This invention relates to apparatus suitable for freezing food.
Nowadays, liquid nitrogen and, to a lesser extent, liquid carbon dioxide, are widely used to freeze food. A common method of employing the liquid nitrogen or liquid carbon dioxide to freeze food is to advance the food to be frozen on a convenyor through a tunnel into which the liquefied gas is sprayed. Heat exchange takes place between the liquefied gas and the food and also between the food and the cold gas formed as a result of the vaporisation of the liquid. Fans are typically employed to promote the heat exchange between the cold gas and the food. Food freezing tunnels are, for example, described in U.K. Pat. specification No. 2 076 952 B and U.S. Pat. No. 4,171,625.

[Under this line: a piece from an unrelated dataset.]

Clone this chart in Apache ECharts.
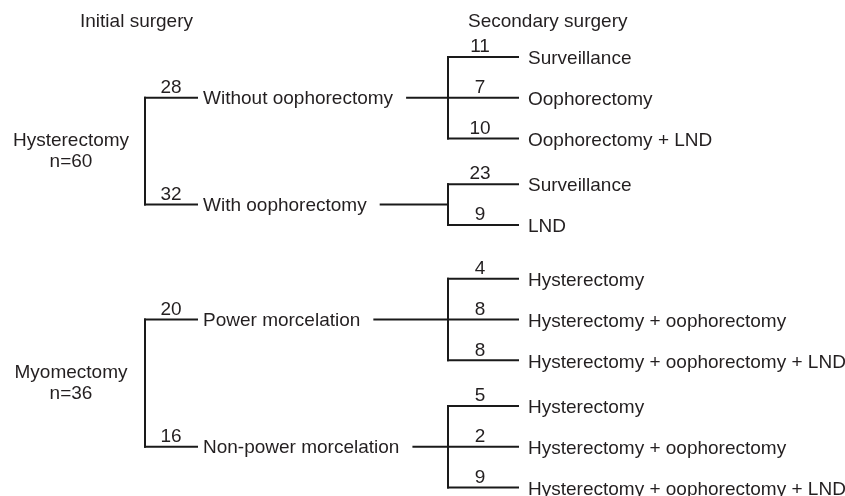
<!DOCTYPE html>
<html><head><meta charset="utf-8">
<script src="https://cdn.jsdelivr.net/npm/echarts@6/dist/echarts.min.js"></script>
<style>html,body{margin:0;padding:0;background:#fff}#c{width:845px;height:496px}</style>
</head><body><div id="c"></div>
<script>
// ---- data ----
const headers = ['Initial surgery', 'Secondary surgery'];
const initialGroups = ['Hysterectomy', 'Myomectomy'];
const initialTotals = [60, 36];
const initialBranches = [['Without oophorectomy', 'With oophorectomy'], ['Power morcelation', 'Non-power morcelation']];
const initialCounts = [[28, 32], [20, 16]];
const secondaryLabels = [
  [['Surveillance', 'Oophorectomy', 'Oophorectomy + LND'], ['Surveillance', 'LND']],
  [['Hysterectomy', 'Hysterectomy + oophorectomy', 'Hysterectomy + oophorectomy + LND'],
   ['Hysterectomy', 'Hysterectomy + oophorectomy', 'Hysterectomy + oophorectomy + LND']]
];
const secondaryCounts = [[[11, 7, 10], [23, 9]], [[4, 8, 8], [5, 2, 9]]];

// ---- layout / style constants ----
const FONT = '"Liberation Sans", Arial, Helvetica, sans-serif';
const FS = 19;
const TXT = '#231f20';
const LINE = '#1a1a1a';
const X = {root: 71, br1: 145, seg1: 197, lab1: 203, br2: 448, seg2: 518, lab2: 528, num2: 480, hdr1: 80, hdr2: 468};
const SUB_GAP = 0.12, GROUP_GAP = 0.2, CONNECT_GAP = 14;

const ctx = document.createElement('canvas').getContext('2d');
ctx.font = FS + 'px ' + FONT;
const tw = s => ctx.measureText(s).width;

const segs = [];   // [x1,y1,x2,y2]
const texts = [];  // {x,y,text,align,dy}
let pos = 0;
initialGroups.forEach((g, gi) => {
  const parentYs = [];
  initialBranches[gi].forEach((b, bi) => {
    const leafYs = [];
    secondaryLabels[gi][bi].forEach((lab, li) => {
      leafYs.push(pos);
      segs.push([X.br2, pos, X.seg2, pos]);
      texts.push({x: X.num2, y: pos, text: String(secondaryCounts[gi][bi][li]), align: 'center', dy: -10});
      texts.push({x: X.lab2, y: pos, text: lab, align: 'left', dy: 2});
      pos += 1;
    });
    pos += SUB_GAP;
    const py = (leafYs[0] + leafYs[leafYs.length - 1]) / 2;
    parentYs.push(py);
    segs.push([X.br2, leafYs[0], X.br2, leafYs[leafYs.length - 1]]);
    segs.push([X.br1, py, X.seg1, py]);
    segs.push([X.lab1 + tw(b) + CONNECT_GAP, py, X.br2, py]);
    texts.push({x: (X.br1 + X.seg1) / 2, y: py, text: String(initialCounts[gi][bi]), align: 'center', dy: -10});
    texts.push({x: X.lab1, y: py, text: b, align: 'left', dy: 1});
  });
  pos += GROUP_GAP;
  const ry = (parentYs[0] + parentYs[parentYs.length - 1]) / 2;
  segs.push([X.br1, parentYs[0], X.br1, parentYs[parentYs.length - 1]]);
  texts.push({x: X.root, y: ry, text: g + '\nn=' + initialTotals[gi], align: 'center', dy: 0});
});
const maxY = pos - SUB_GAP - GROUP_GAP - 1;

const chart = echarts.init(document.getElementById('c'), null, {renderer: 'canvas'});
chart.setOption({
  animation: false,
  backgroundColor: '#fff',
  grid: {left: 0, right: 0, top: 57, bottom: 8.5},
  xAxis: {type: 'value', min: 0, max: 845, show: false},
  yAxis: {type: 'value', min: 0, max: maxY, inverse: true, show: false},
  graphic: headers.map((h, i) => ({
    type: 'text', x: i === 0 ? X.hdr1 : X.hdr2, y: 22,
    style: {text: h, fill: TXT, fontSize: FS, fontFamily: FONT, verticalAlign: 'middle'}
  })),
  series: [
    {
      type: 'custom', silent: true, clip: false,
      data: segs,
      renderItem: (params, api) => {
        const s = segs[params.dataIndex];
        const p1 = api.coord([s[0], s[1]]), p2 = api.coord([s[2], s[3]]);
        return {type: 'line', shape: {x1: p1[0], y1: p1[1], x2: p2[0], y2: p2[1]},
          style: {stroke: LINE, lineWidth: 2, lineCap: 'square'}};
      }
    },
    {
      type: 'custom', silent: true, clip: false,
      data: texts.map(t => [t.x, t.y]),
      renderItem: (params, api) => {
        const t = texts[params.dataIndex];
        const p = api.coord([t.x, t.y]);
        return {type: 'text', x: p[0], y: p[1] + t.dy,
          style: {text: t.text, fill: TXT, fontSize: FS, fontFamily: FONT,
            align: t.align, verticalAlign: 'middle', lineHeight: 21}};
      }
    }
  ]
});
</script></body></html>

Typically, conventional food freezing tunnels may be from 20 to 60 feet long and from two to four feet wide. In order to achieve good utilisation of the refrigerative capacity of the liquid nitrogen or liquid carbon dioxide, it is necessary to ensure that the tunnel carcass is thermally-insulated. Although the most effective insulation for use at cryogenic temperatures is vacuum-insulation, it has not proven economically feasible to employ vacuum-insulation in food freezing tunnels. Accordingly it is conventional to employ an insulating material such as foamed polyurethane in the carcass of a freezing tunnel, and, typically the walls of the tunnel are made from inner and outer spaced stainless steel skins with the space therebetween packed with suitable termally-insulating material such as foamed polyurethane. Notwithstanding the presence of this thermal insulation, there is still typically an appreciable inleak of heat into the tunnel directly through the walls thereof. Such in leak of heat, we have found, tends to be enhanced by a number of phenomena. First, the spray header or other means of injecting the liquid nitrogen or liquid carbon dioxide into the tunnel may spray liquefied gas directly at the side walls of the tunnel in the event that the spray header is badly designed or the tunnel is particularly narrow. Second, it is inevitable that the fans employed in the tunnel will direct some flow of cold gas in the direction of the side walls of the tunnel carcass. Third, the liquid nitrogen sometimes passes through the conveyor belt and can collect on the floor of the tunnel itself. Fourth, direct inpingement of liquid nitrogen or its cold vapour on elastomeric seals employed to seal access openings to the tunnel can cause failure of the seal. Moreover in the kind of freezing tunnel in which the roof of the tunnel may be moved out of engagement with the rest of the tunnel housing, or vice versa, elastomeric seals between the two sections of the tunnel may become so cold that a considerable quantity of atmospheric moisture freezes on its outer surfaces with the result that the tunnel sections become stuck together and considerable force needs to be applied to separate them again.
It is an aim of the present invention to provide an improved tunnel which ameliorates the above-mentioned problems by inhibiting contact between the liquefied gas or its cold vapour and the sides of the tunnel.